Agréguese a lo anterior lo de la doble moral. Todos estigmatizan al consumidor de estupefacientes, pero miran con ojos tolerantes al consumidor de licor, sustancia que también produce alteración en los sentidos, enajenamiento y alucinaciones. Nadie aplaude a quien se ufana de los veinte “surungos” o “varetos” que se fumó para lograr la traba del siglo, pero si se tiene como un titán al que saca pecho contando de la cantidad de botellas de licor con las que se emborrachó el pasado fin de semana. ¿Hay alguna diferencia? En realidad no la hay. El consumidor de estupefacientes lo hace en la clandestinidad, así la ley le permita una dosis mínima que puede repetir cuantas veces le de la gana.

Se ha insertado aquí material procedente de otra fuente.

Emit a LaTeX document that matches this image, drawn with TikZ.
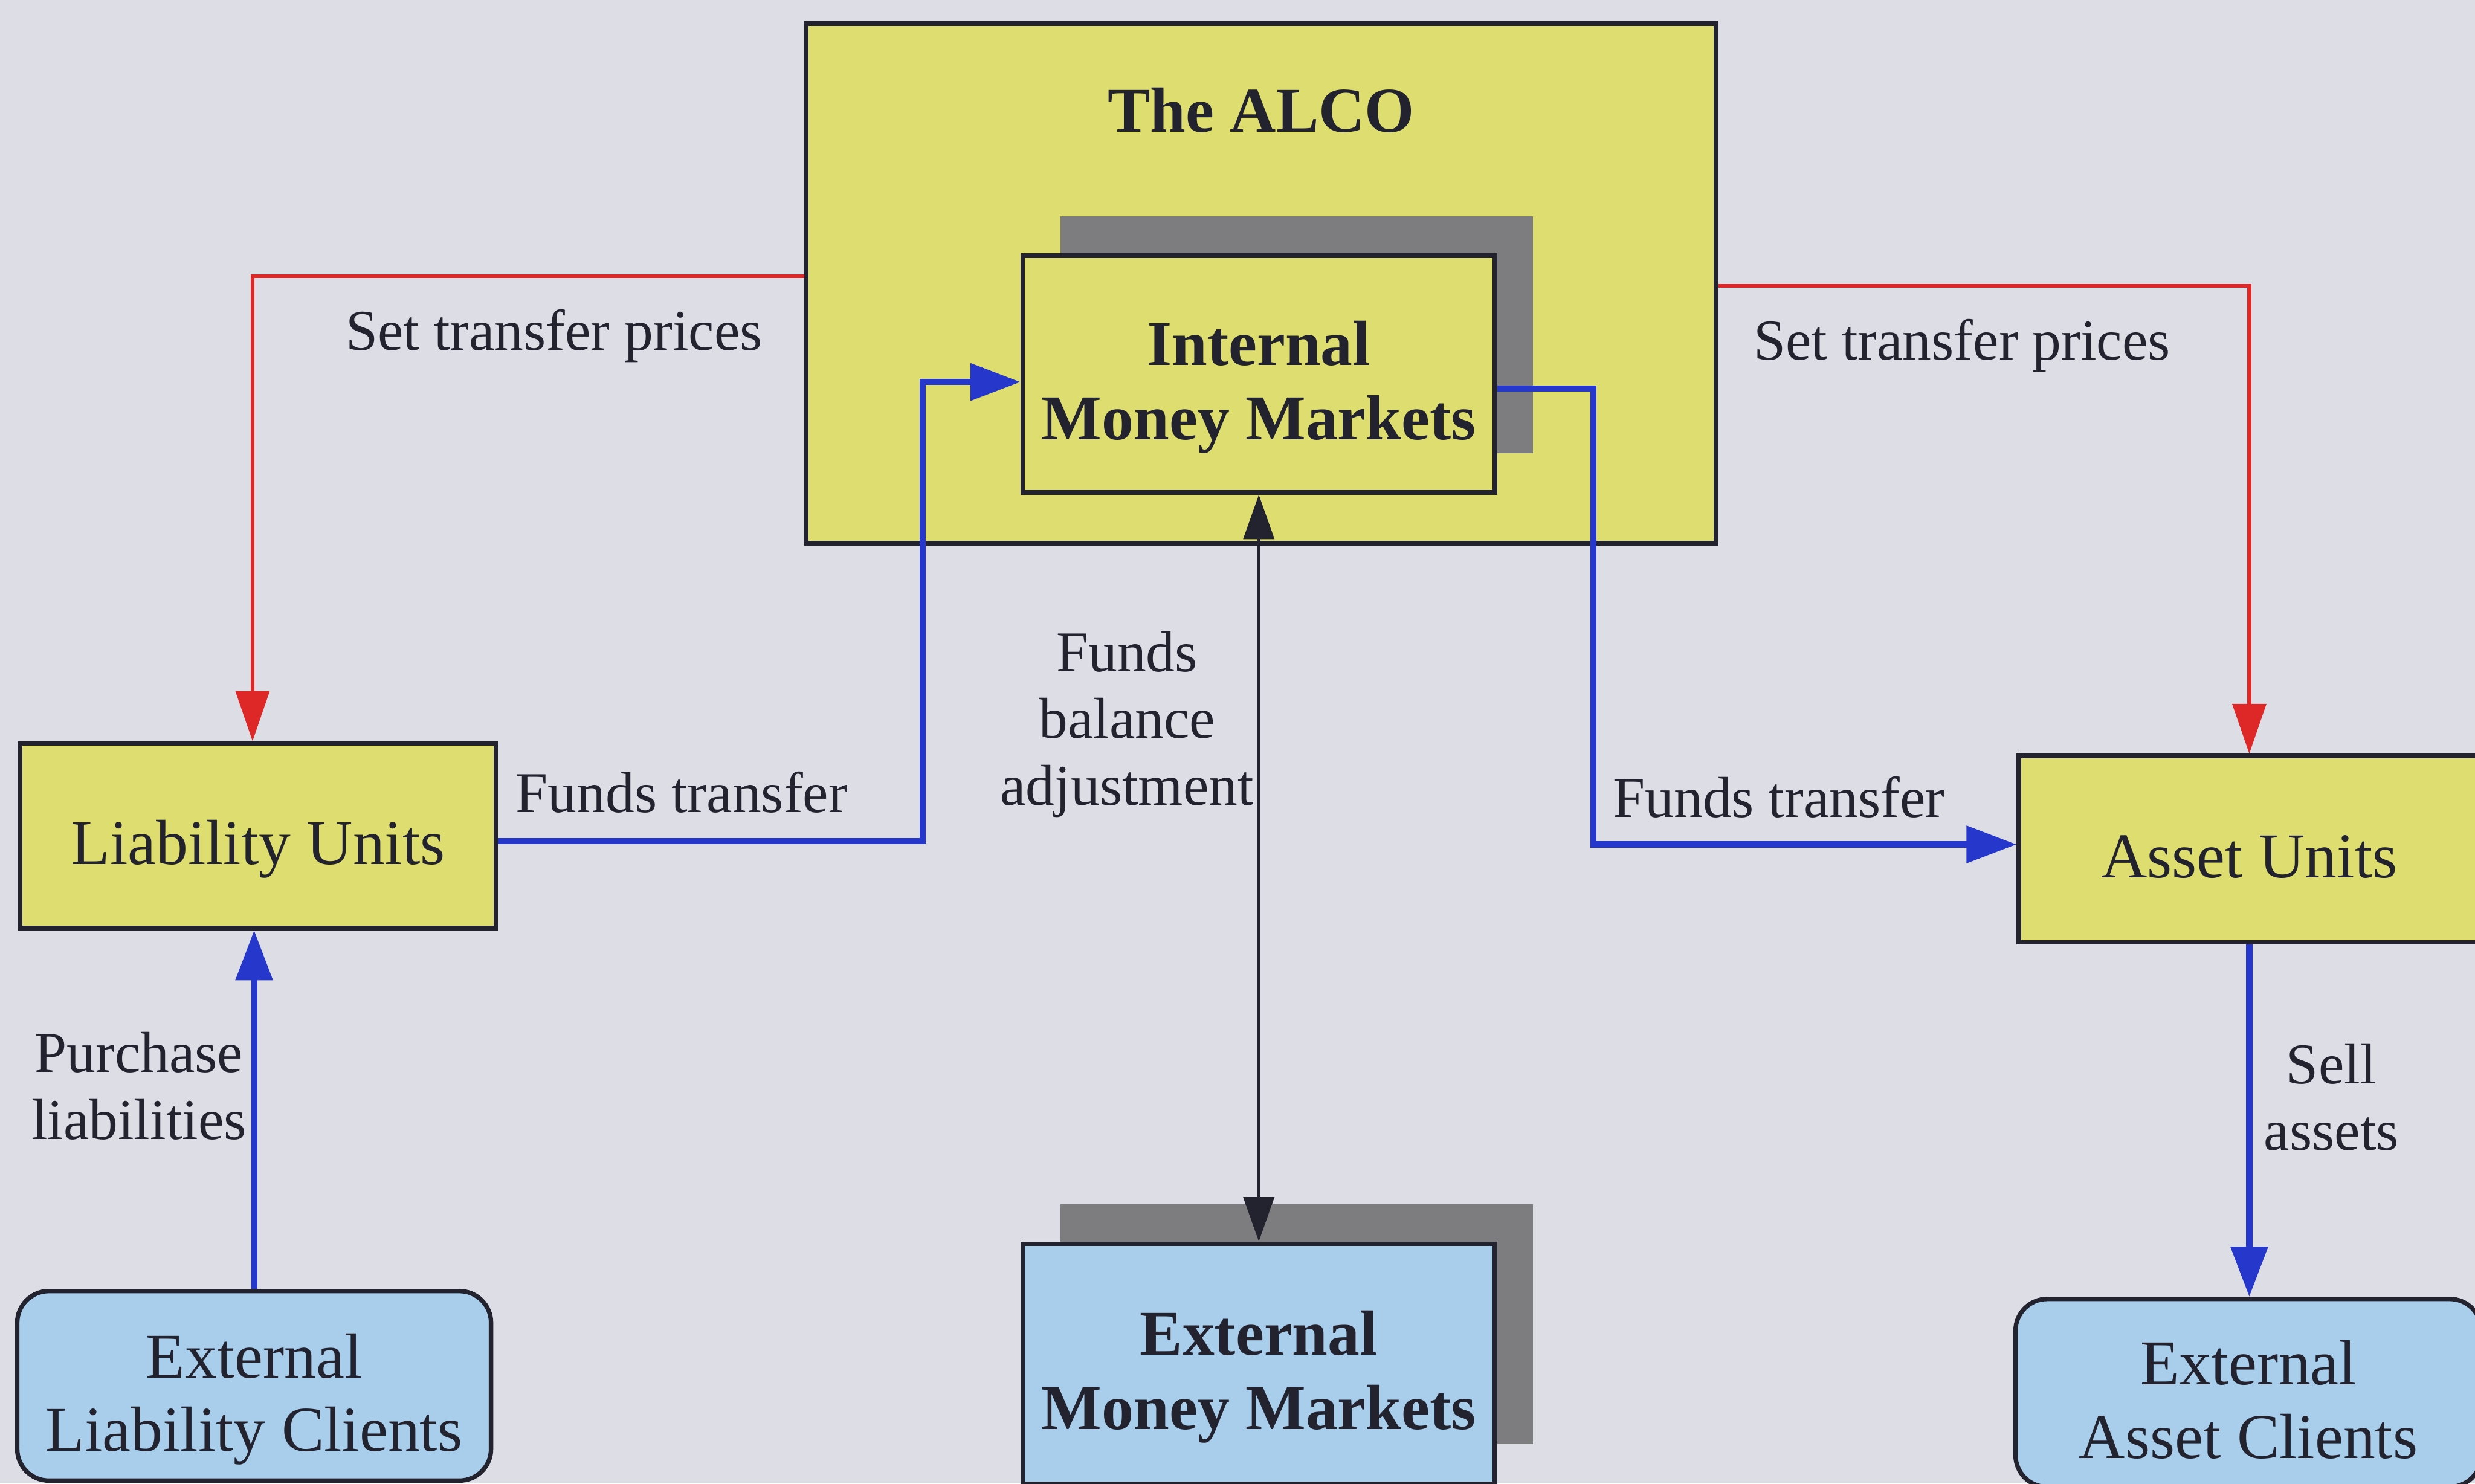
\documentclass[tikz,border=0pt]{standalone}
\usepackage{fontspec}
\setmainfont{Liberation Serif}
\usetikzlibrary{arrows.meta,shadows}
\definecolor{bg}{RGB}{221,221,230}
\definecolor{boxyellow}{RGB}{222,222,112}
\definecolor{boxblue}{RGB}{168,206,236}
\definecolor{shadowgray}{RGB}{125,125,128}
\definecolor{flowblue}{RGB}{38,56,204}
\definecolor{flowred}{RGB}{222,40,40}
\definecolor{ink}{RGB}{35,35,48}
\newcommand\boxstrut{\rule{0pt}{10.3pt}}
\begin{document}
\begin{tikzpicture}[x=0.01cm,y=-0.01cm,
  every node/.style={text=ink},
  boxtext/.style={font=\fontsize{11.5}{13.2}\selectfont},
  boldtext/.style={font=\fontsize{11.5}{13.4}\selectfont\bfseries},
  box/.style={draw=ink, line width=0.8pt, inner sep=0pt, align=center, text depth=0pt, boxtext},
  ybox/.style={box, fill=boxyellow},
  bbox/.style={box, fill=boxblue},
  shadowed/.style={drop shadow={shadow xshift=0.24cm, shadow yshift=0.25cm, fill=shadowgray, opacity=1}},
  lbl/.style={font=\fontsize{10.4}{12}\selectfont, align=center, inner sep=0pt},
  blueflow/.style={draw=flowblue, line width=1.1pt, -{Triangle[length=9pt,width=6.5pt]}},
  redflow/.style={draw=flowred, line width=0.7pt, -{Triangle[length=9pt,width=6pt]}},
  blackflow/.style={draw=ink, line width=0.6pt, {Triangle[length=8pt,width=5.5pt]}-{Triangle[length=8pt,width=5.5pt]}},
]
\fill[bg] (0,0) rectangle (1568,940);
\useasboundingbox (0,0) rectangle (1568,940);

% boxes
\node[ybox, minimum width=5.76cm, minimum height=3.29cm] (alco) at (799,179.5) {};
\node[boldtext, inner sep=0pt] (alcotitle) at (799,70) {The ALCO};
\node[ybox, shadowed, boldtext, minimum width=2.99cm, minimum height=1.50cm] (imm) at (797.5,237) {\boxstrut Internal\\Money Markets};
\node[ybox, minimum width=3.01cm, minimum height=1.17cm] (liab) at (163.5,529.5) {\boxstrut Liability Units};
\node[ybox, minimum width=2.92cm, minimum height=1.18cm] (asset) at (1425,538) {\boxstrut Asset Units};
\node[bbox, rounded corners=0.2cm, minimum width=3.00cm, minimum height=1.20cm] (elc) at (161,878) {\boxstrut External\\Liability Clients};
\node[bbox, shadowed, boldtext, minimum width=2.99cm, minimum height=1.52cm] (emm) at (797.5,864) {\boxstrut External\\Money Markets};
\node[bbox, rounded corners=0.2cm, minimum width=2.95cm, minimum height=1.19cm] (eac) at (1424.5,882.5) {\boxstrut External\\Asset Clients};

% connectors
\draw[redflow] ([yshift=0.045cm]alco.west) -| ([xshift=-0.035cm]liab.north);
\draw[redflow] ([yshift=-0.015cm]alco.east) -| (asset.north);
\draw[blueflow] ([yshift=-0.035cm]liab.east) -- ++(269,0) |- ([yshift=-0.05cm]imm.west);
\draw[blueflow] ([yshift=-0.09cm]imm.east) -- ++(61,0) |- ([yshift=0.03cm]asset.west);
\draw[blackflow] (imm.south) -- (emm.north);
\draw[blueflow] (elc.north) -- (elc.north |- liab.south);
\draw[blueflow] (asset.south) -- (asset.south |- eac.north);

% labels
\node[lbl] (lblsetl) at (351,213) {Set transfer prices};
\node[lbl] (lblsetr) at (1243,219) {Set transfer prices};
\node[lbl] (lblftl) at (432,502) {Funds transfer};
\node[lbl] (lblftr) at (1127,505) {Funds transfer};
\node[lbl] (lblfba) at (714,459) {Funds\\balance\\adjustment};
\node[lbl] (lblpl) at (88,688) {Purchase\\liabilities};
\node[lbl] (lblsa) at (1477,695) {Sell\\assets};
\end{tikzpicture}
\end{document}
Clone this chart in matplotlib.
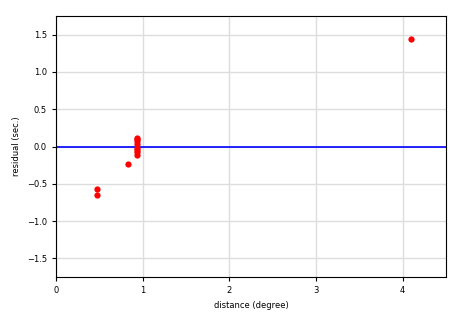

El consumidor de licor, en cambio, lo hace amparado por la ley. Aún más: Los gobernantes tienen fábricas y estimulan su consumo. Mejor dicho: Lo mismo, pero diferente. El uno es un degenerado. El otro también, pero es un degenerado más aceptado por nuestra hipócrita sociedad.



Pongámonos serios. El problema no sólo es el consumidor. Éste es apenas el último eslabón de una cadena que nos ata a todos sin excepción y la cual es necesario romper.  Pero si quieren acabar con el consumo, las autoridades -comenzando por el Presidente- deben emprender una cruzada contra los productores, los microtraficantes, los comercializadores a gran escala. Si quieren acabar con el problema, digo. Y si pueden, claro está.